0
Appreciation post: the 'cheap' 8 dollar hand plane that actually worked better than my 80 dollar one
Bought a no-name hand plane from a flea market in Portland 3 years ago during the whole "buy vintage tools" boom. Everyone online was ragging on cheap planes, saying you needed a Lie-Nielsen or nothing. Well, I spent 8 bucks, spent an afternoon flattening the sole and sharpening the iron, and that thing has been my go-to for trimming door jambs ever since. The expensive one sits in the case.
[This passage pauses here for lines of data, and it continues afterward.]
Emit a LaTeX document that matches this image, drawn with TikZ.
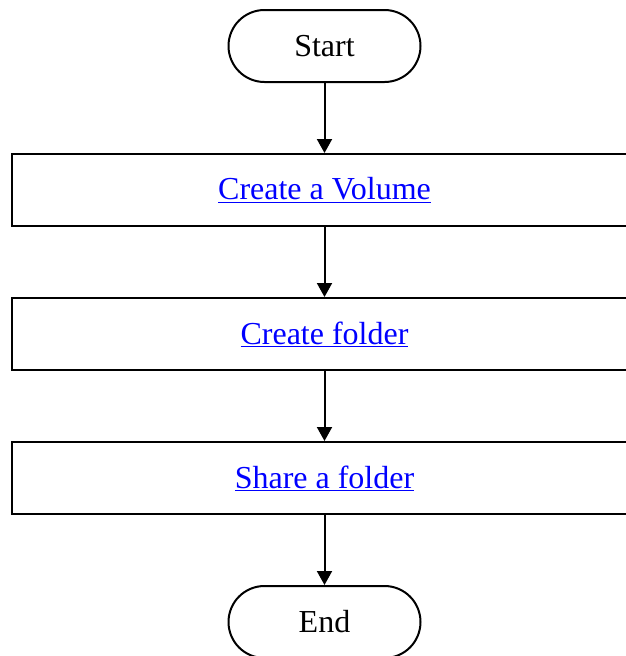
\documentclass[tikz,border=0pt]{standalone}
\usepackage{fontspec}
\setmainfont{Liberation Serif}
\usetikzlibrary{arrows.meta}
\definecolor{linkblue}{RGB}{0,0,255}
\tikzset{
  term/.style={draw=black, line width=2pt, rounded corners=36pt, minimum width=192pt, minimum height=72pt, inner sep=0pt, font=\fontsize{32}{38}\selectfont},
  procbox/.style={draw=black, line width=2pt, minimum width=626pt, minimum height=72pt, inner sep=0pt, text=linkblue, font=\fontsize{32}{38}\selectfont},
  flow/.style={line width=2pt, -{Triangle[length=14pt,width=15pt]}}
}
\begin{document}
\begin{tikzpicture}[x=1pt,y=-1pt]
\useasboundingbox (0,0) rectangle (626,656);
\clip (0,0) rectangle (626,656);
\node[term] (start) at (324.5,46) {Start};
\node[procbox] (vol) at (324.5,190) {\underline{Create a Volume}};
\node[procbox] (fold) at (324.5,334) {\underline{Create folder}};
\node[procbox] (share) at (324.5,478) {\underline{Share a folder}};
\node[term] (end) at (324.5,622) {End};
\draw[flow] (start) -- (vol);
\draw[flow] (vol) -- (fold);
\draw[flow] (fold) -- (share);
\draw[flow] (share) -- (end);
\end{tikzpicture}
\end{document}
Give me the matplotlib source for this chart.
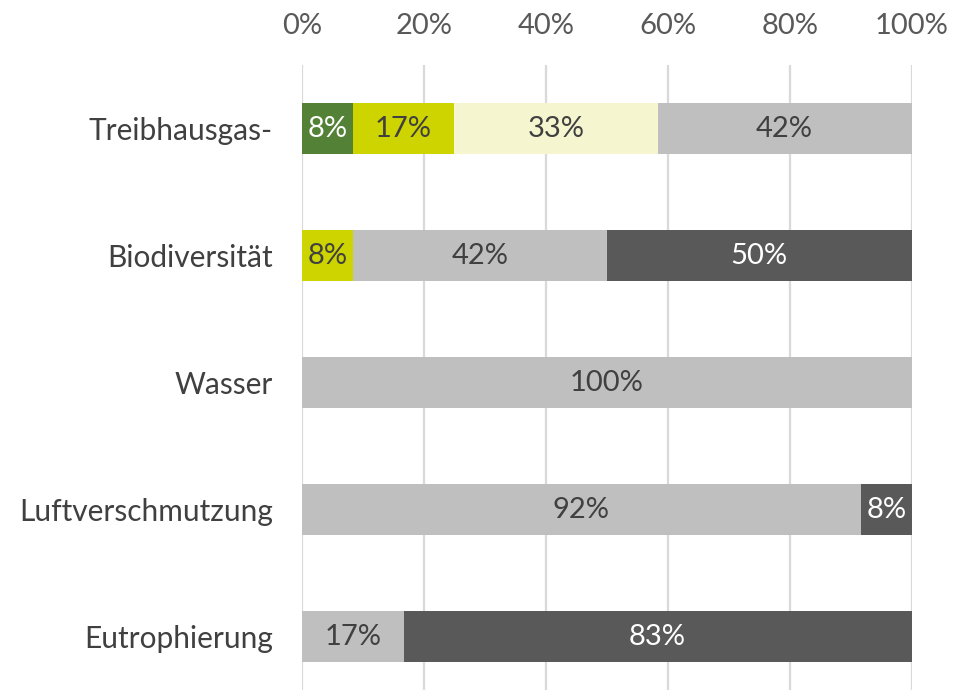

Has anyone else found a budget tool that outshines the fancy stuff long after the trend died?
3 comments
Log in to join the discussion
Log In3 Comments
sean_barnes241d ago
Three years ago and that plane still going strong? That's wild. I bought a Stanley off eBay for cheap once and the sole looked like a potato chip. Took me two hours with sandpaper and glass to get it flat. Still slips after every third cut. You got a unicorn find man.
7
abbyp612d ago
Ngl I think you got lucky with that flea market find but that doesn't mean cheap tools are better across the board. Most 8 dollar planes come with warped soles, soft metal that dulls in 5 minutes, and adjustments that slip every time you take a shaving. Spending an afternoon flattening and sharpening is fine for a hobby but most of us don't have that kind of time to burn on a tool that should work out of the box. Honestly the expensive plane is set up properly and holds an edge way longer so you're probably just underutilizing it. Tbh the whole "cheap tool outperforms expensive one" thing is a fun story but it ignores that consistent quality and repeatable results come from better manufacturing, not a fluke.
5
charles7202d ago
I used to be one of those guys who thought anything under 50 bucks was basically firewood, I won't lie. But after I picked up a beat up old Millers Falls from an estate sale for 6 dollars and spent a Saturday fixing it up, it changed my whole view. It's not that the cheap stuff is better, it's that sometimes you get lucky with the steel and the casting and a little elbow grease makes all the difference. Sure my Lie-Nielsen is still smoother out of the box, but that old plane has a feel to it that I can't quite explain, like it's got a story in the shavings.